Copy out the listing that follows, exact in every word, and skip the images.
## start Records for the exercise
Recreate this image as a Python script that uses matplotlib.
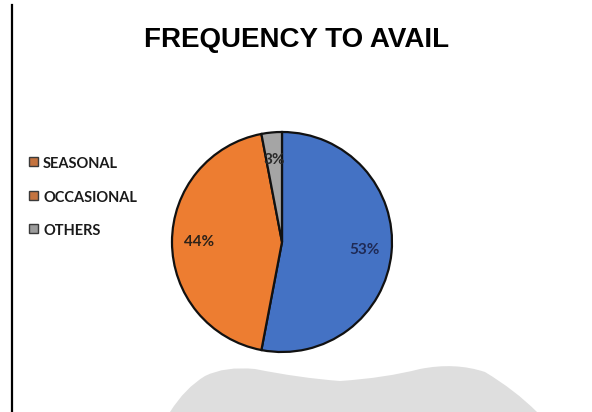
import matplotlib.pyplot as plt
from matplotlib.patches import Rectangle, PathPatch
from matplotlib.path import Path

# slices, clockwise from 12 o'clock
labels = ["SEASONAL", "OCCASIONAL", "OTHERS"]
shares = [53, 44, 3]
slice_colors = ["#4472C4", "#ED7D31", "#A5A5A5"]
pct_colors = ["#1f2a55", "#2e2218", "#2a2a2a"]
# legend swatches as they appear in the source sheet
key_colors = ["#c4733f", "#c4733f", "#9c9c9c"]

W, H = 592, 412
fig = plt.figure(figsize=(W / 100, H / 100), dpi=100)

# full-figure layer in pixel units for the decorations
bg = fig.add_axes([0, 0, 1, 1])
bg.set_xlim(0, W)
bg.set_ylim(H, 0)
bg.axis("off")

# vertical rule on the left edge
bg.plot([12, 12], [5, H], color="black", lw=1.6)

# grey blob at the bottom (smooth outline with quadratic curves)
verts = [(170, 412),
         (185, 388), (205, 376),
         (225, 366), (255, 369),
         (300, 378), (340, 381),
         (385, 378), (420, 369),
         (455, 362), (485, 372),
         (515, 390), (537, 412),
         (170, 412)]
codes = ([Path.MOVETO] + [Path.CURVE3, Path.CURVE3] * 6 + [Path.CLOSEPOLY])
bg.add_patch(PathPatch(Path(verts, codes), facecolor="#dedede", edgecolor="none"))

bg.text(297, 47, "FREQUENCY TO AVAIL", ha="center", va="baseline",
        fontsize=20, fontweight="bold", family="Liberation Sans")

# legend drawn by hand
for i, (name, c) in enumerate(zip(labels, key_colors)):
    y = 164 + i * 33.5
    bg.add_patch(Rectangle((29, y - 7), 9, 9, facecolor=c, edgecolor="#3a3a3a", lw=1.0))
    bg.text(43, y, name, ha="left", va="center", fontsize=10.5, fontweight="bold",
            family="Lato", color="#1a1a1a")

# pie
cx, cy, r = 282, 242, 110
ax = fig.add_axes([(cx - r) / W, (H - cy - r) / H, 2 * r / W, 2 * r / H])
wedges, texts, autotexts = ax.pie(
    shares, colors=slice_colors, startangle=90, counterclock=False,
    autopct=lambda p: f"{round(p)}%", pctdistance=0.75,
    wedgeprops=dict(edgecolor="#111111", linewidth=1.6),
    textprops=dict(fontsize=11, family="Lato", fontweight="bold"))
for t, c in zip(autotexts, pct_colors):
    t.set_color(c)
ax.set_xlim(-1, 1)
ax.set_ylim(-1, 1)
for w in wedges:
    w.set_clip_on(False)

fig.savefig("out.png", dpi=100)
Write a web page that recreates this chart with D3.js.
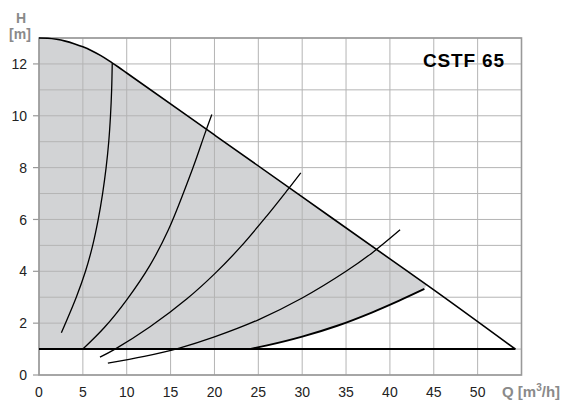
## end Records for the exercise
Output:
Recreate this image as a Python script that uses matplotlib.
import matplotlib.pyplot as plt
from matplotlib.patches import Rectangle, PathPatch
from matplotlib.path import Path

# slices, clockwise from 12 o'clock
labels = ["SEASONAL", "OCCASIONAL", "OTHERS"]
shares = [53, 44, 3]
slice_colors = ["#4472C4", "#ED7D31", "#A5A5A5"]
pct_colors = ["#1f2a55", "#2e2218", "#2a2a2a"]
# legend swatches as they appear in the source sheet
key_colors = ["#c4733f", "#c4733f", "#9c9c9c"]

W, H = 592, 412
fig = plt.figure(figsize=(W / 100, H / 100), dpi=100)

# full-figure layer in pixel units for the decorations
bg = fig.add_axes([0, 0, 1, 1])
bg.set_xlim(0, W)
bg.set_ylim(H, 0)
bg.axis("off")

# vertical rule on the left edge
bg.plot([12, 12], [5, H], color="black", lw=1.6)

# grey blob at the bottom (smooth outline with quadratic curves)
verts = [(170, 412),
         (185, 388), (205, 376),
         (225, 366), (255, 369),
         (300, 378), (340, 381),
         (385, 378), (420, 369),
         (455, 362), (485, 372),
         (515, 390), (537, 412),
         (170, 412)]
codes = ([Path.MOVETO] + [Path.CURVE3, Path.CURVE3] * 6 + [Path.CLOSEPOLY])
bg.add_patch(PathPatch(Path(verts, codes), facecolor="#dedede", edgecolor="none"))

bg.text(297, 47, "FREQUENCY TO AVAIL", ha="center", va="baseline",
        fontsize=20, fontweight="bold", family="Liberation Sans")

# legend drawn by hand
for i, (name, c) in enumerate(zip(labels, key_colors)):
    y = 164 + i * 33.5
    bg.add_patch(Rectangle((29, y - 7), 9, 9, facecolor=c, edgecolor="#3a3a3a", lw=1.0))
    bg.text(43, y, name, ha="left", va="center", fontsize=10.5, fontweight="bold",
            family="Lato", color="#1a1a1a")

# pie
cx, cy, r = 282, 242, 110
ax = fig.add_axes([(cx - r) / W, (H - cy - r) / H, 2 * r / W, 2 * r / H])
wedges, texts, autotexts = ax.pie(
    shares, colors=slice_colors, startangle=90, counterclock=False,
    autopct=lambda p: f"{round(p)}%", pctdistance=0.75,
    wedgeprops=dict(edgecolor="#111111", linewidth=1.6),
    textprops=dict(fontsize=11, family="Lato", fontweight="bold"))
for t, c in zip(autotexts, pct_colors):
    t.set_color(c)
ax.set_xlim(-1, 1)
ax.set_ylim(-1, 1)
for w in wedges:
    w.set_clip_on(False)

fig.savefig("out.png", dpi=100)
Write a web page that recreates this chart with D3.js.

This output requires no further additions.